>> begin

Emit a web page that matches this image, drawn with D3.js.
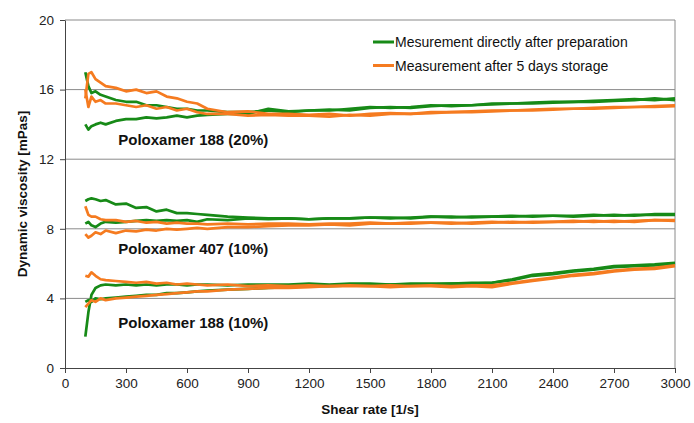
<!DOCTYPE html>
<html><head><meta charset="utf-8">
<script src="https://cdn.jsdelivr.net/npm/d3@7"></script>
<style>body{margin:0;background:#fff}svg{display:block;font-family:"Liberation Sans",Arial,sans-serif}</style>
</head><body><svg id="c" width="694" height="423"></svg>
<script>
const shearRates = [100,115,130,150,175,200,250,300,350,400,450,500,550,600,650,700,800,900,1000,1100,1200,1300,1400,1500,1600,1700,1800,1900,2000,2100,2200,2300,2400,2500,2600,2700,2800,2900,3000];
const xTicks = [0,300,600,900,1200,1500,1800,2100,2400,2700,3000];
const yTicks = [0,4,8,12,16,20];
const seriesNames = ["Mesurement directly after preparation","Measurement after 5 days storage"];
const groupLabels = ["Poloxamer 188 (20%)","Poloxamer 407 (10%)","Poloxamer 188 (10%)"];
const groupLabelValues = [12.8, 6.55, 2.3];

// Poloxamer 188 (20%)
const p188_20_freshA = [17.0,16.2,15.8,15.9,15.7,15.6,15.4,15.3,15.3,15.1,15.1,15.0,14.9,14.9,14.8,14.8,14.7,14.7,14.8,14.7,14.8,14.8,14.9,15.0,14.95,15.0,15.1,15.05,15.1,15.2,15.2,15.25,15.3,15.3,15.35,15.4,15.45,15.4,15.5];
const p188_20_freshB = [14.0,13.7,13.9,14.0,14.1,14.0,14.2,14.3,14.3,14.4,14.35,14.4,14.5,14.4,14.5,14.55,14.6,14.6,14.9,14.75,14.8,14.85,14.8,14.95,15.0,14.95,15.05,15.1,15.1,15.15,15.2,15.2,15.25,15.3,15.3,15.35,15.4,15.5,15.4];
const p188_20_storedA = [15.5,16.9,17.0,16.6,16.4,16.2,16.1,15.9,16.0,15.8,15.9,15.6,15.5,15.3,15.2,14.9,14.7,14.75,14.6,14.6,14.55,14.6,14.5,14.6,14.65,14.6,14.7,14.7,14.75,14.8,14.8,14.85,14.9,14.9,14.95,15.0,15.0,15.05,15.1];
const p188_20_storedB = [16.0,15.0,15.6,15.3,15.4,15.2,15.2,15.1,15.0,15.1,14.9,15.0,14.8,14.9,14.7,14.6,14.6,14.5,14.55,14.5,14.5,14.45,14.55,14.5,14.6,14.6,14.65,14.7,14.7,14.75,14.8,14.8,14.85,14.9,14.9,14.95,15.0,15.0,15.05];
// Poloxamer 407 (10%)
const p407_10_freshA = [9.6,9.7,9.75,9.7,9.6,9.65,9.4,9.45,9.2,9.25,9.0,9.1,8.9,8.9,8.85,8.8,8.7,8.65,8.6,8.6,8.55,8.6,8.6,8.65,8.6,8.65,8.7,8.65,8.7,8.7,8.75,8.7,8.75,8.75,8.8,8.75,8.8,8.8,8.8];
const p407_10_freshB = [8.3,8.4,8.2,8.1,8.3,8.4,8.35,8.4,8.45,8.5,8.45,8.5,8.45,8.5,8.4,8.55,8.5,8.6,8.55,8.6,8.55,8.6,8.6,8.65,8.65,8.6,8.7,8.7,8.65,8.7,8.7,8.75,8.75,8.7,8.75,8.8,8.75,8.85,8.85];
const p407_10_storedA = [9.3,8.8,8.7,8.7,8.55,8.5,8.5,8.4,8.45,8.35,8.4,8.3,8.35,8.3,8.3,8.25,8.3,8.25,8.3,8.3,8.25,8.3,8.3,8.35,8.3,8.35,8.35,8.3,8.35,8.4,8.35,8.4,8.4,8.4,8.45,8.4,8.45,8.5,8.5];
const p407_10_storedB = [7.7,7.5,7.6,7.8,7.7,7.9,7.75,7.9,7.85,7.95,7.9,8.0,7.95,8.0,8.05,8.0,8.1,8.1,8.15,8.2,8.2,8.25,8.2,8.3,8.3,8.3,8.35,8.35,8.3,8.35,8.4,8.35,8.4,8.45,8.4,8.45,8.4,8.5,8.45];
// Poloxamer 188 (10%)
const p188_10_freshA = [1.8,3.2,4.2,4.6,4.75,4.8,4.75,4.8,4.75,4.8,4.75,4.8,4.8,4.75,4.8,4.8,4.75,4.8,4.8,4.8,4.85,4.8,4.85,4.85,4.8,4.85,4.85,4.85,4.9,4.9,5.1,5.35,5.45,5.6,5.7,5.85,5.9,5.95,6.05];
const p188_10_freshB = [3.8,3.9,3.8,4.0,3.95,4.0,4.05,4.1,4.15,4.2,4.2,4.3,4.3,4.35,4.4,4.45,4.5,4.55,4.6,4.65,4.7,4.7,4.75,4.75,4.8,4.8,4.8,4.85,4.85,4.9,5.05,5.3,5.4,5.55,5.65,5.8,5.85,5.9,6.0];
const p188_10_storedA = [5.3,5.25,5.5,5.3,5.1,5.05,5.0,4.95,4.9,4.95,4.85,4.9,4.8,4.85,4.8,4.75,4.8,4.7,4.75,4.7,4.75,4.7,4.75,4.7,4.75,4.7,4.75,4.7,4.75,4.75,4.9,5.05,5.2,5.35,5.45,5.6,5.7,5.75,5.9];
const p188_10_storedB = [3.5,3.7,3.9,3.8,4.0,3.9,4.0,4.05,4.1,4.15,4.2,4.25,4.3,4.35,4.4,4.4,4.5,4.55,4.6,4.6,4.65,4.7,4.7,4.7,4.65,4.7,4.7,4.65,4.7,4.65,4.85,5.0,5.15,5.3,5.4,5.55,5.65,5.7,5.85];

const freshSeries = [p188_20_freshA,p188_20_freshB,p407_10_freshA,p407_10_freshB,p188_10_freshA,p188_10_freshB];
const storedSeries = [p188_20_storedA,p188_20_storedB,p407_10_storedA,p407_10_storedB,p188_10_storedA,p188_10_storedB];

const GREEN = "#178a17", ORANGE = "#f57b20";
const svg = d3.select("#c");
const m = {l:65, r:19, t:20, b:55};
const W = 694, H = 423;
const x = d3.scaleLinear().domain([0,3000]).range([m.l, W-m.r]);
const y = d3.scaleLinear().domain([0,20]).range([H-m.b, m.t]);

// gridlines
svg.append("g").selectAll("line").data(yTicks.filter(d=>d>0)).join("line")
  .attr("x1", m.l).attr("x2", W-m.r).attr("y1", d=>y(d)).attr("y2", d=>y(d))
  .attr("stroke","#8a8a8a").attr("stroke-width",1);
// right border
svg.append("line").attr("x1",W-m.r).attr("x2",W-m.r).attr("y1",y(20)).attr("y2",y(0))
  .attr("stroke","#8a8a8a").attr("stroke-width",1);

// axes
const yAxis = svg.append("g").attr("transform",`translate(${m.l},0)`)
  .call(d3.axisLeft(y).tickValues(yTicks).tickSize(5).tickSizeOuter(0).tickPadding(6));
const xAxis = svg.append("g").attr("transform",`translate(0,${y(0)})`)
  .call(d3.axisBottom(x).tickValues(xTicks).tickFormat(d3.format("d")).tickSize(5).tickSizeOuter(0).tickPadding(5));
[yAxis,xAxis].forEach(a=>{
  a.selectAll("path,line").attr("stroke","#444");
  a.selectAll("text").attr("fill","#222").style("font-size","13.5px").style("font-family","Liberation Sans, Arial");
});

// lines
const line = d3.line().x((d,i)=>x(shearRates[i])).y(d=>y(d));
svg.append("g").selectAll("path").data(freshSeries).join("path")
  .attr("d", line).attr("fill","none").attr("stroke",GREEN).attr("stroke-width",2.7).attr("stroke-linejoin","round");
svg.append("g").selectAll("path").data(storedSeries).join("path")
  .attr("d", line).attr("fill","none").attr("stroke",ORANGE).attr("stroke-width",2.7).attr("stroke-linejoin","round");

// group labels
svg.append("g").selectAll("text").data(groupLabels).join("text")
  .attr("x", x(262)).attr("y",(d,i)=>y(groupLabelValues[i]))
  .attr("font-weight","bold").attr("font-size","15px").attr("fill","#111").text(d=>d);

// legend
const lg = svg.append("g");
[GREEN,ORANGE].forEach((c,i)=>{
  const yy = 42 + i*23.5;
  lg.append("line").attr("x1",373).attr("x2",394).attr("y1",yy).attr("y2",yy).attr("stroke",c).attr("stroke-width",3);
  lg.append("text").attr("x",395).attr("y",yy+5).attr("font-size","14px").attr("fill","#111").text(seriesNames[i]);
});

// axis titles
svg.append("text").attr("x",(m.l+W-m.r)/2).attr("y",414).attr("text-anchor","middle")
  .attr("font-weight","bold").attr("font-size","13.5px").attr("fill","#111").text("Shear rate [1/s]");
svg.append("text").attr("transform",`translate(27,${(y(0)+y(20))/2}) rotate(-90)`).attr("text-anchor","middle")
  .attr("font-weight","bold").attr("font-size","13.5px").attr("fill","#111").text("Dynamic viscosity [mPas]");
</script></body></html>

>> end

● **Exercise requirements**
Reproduce the data above word for word from its first line through the line that holds "const groupLabelValues = [12.8, 6.55, 2.3];", both ends included; skip pictures.

● **Task output**
Emit a web page that matches this image, drawn with D3.js.
<!DOCTYPE html>
<html><head><meta charset="utf-8">
<script src="https://cdn.jsdelivr.net/npm/d3@7"></script>
<style>body{margin:0;background:#fff}svg{display:block;font-family:"Liberation Sans",Arial,sans-serif}</style>
</head><body><svg id="c" width="694" height="423"></svg>
<script>
const shearRates = [100,115,130,150,175,200,250,300,350,400,450,500,550,600,650,700,800,900,1000,1100,1200,1300,1400,1500,1600,1700,1800,1900,2000,2100,2200,2300,2400,2500,2600,2700,2800,2900,3000];
const xTicks = [0,300,600,900,1200,1500,1800,2100,2400,2700,3000];
const yTicks = [0,4,8,12,16,20];
const seriesNames = ["Mesurement directly after preparation","Measurement after 5 days storage"];
const groupLabels = ["Poloxamer 188 (20%)","Poloxamer 407 (10%)","Poloxamer 188 (10%)"];
const groupLabelValues = [12.8, 6.55, 2.3];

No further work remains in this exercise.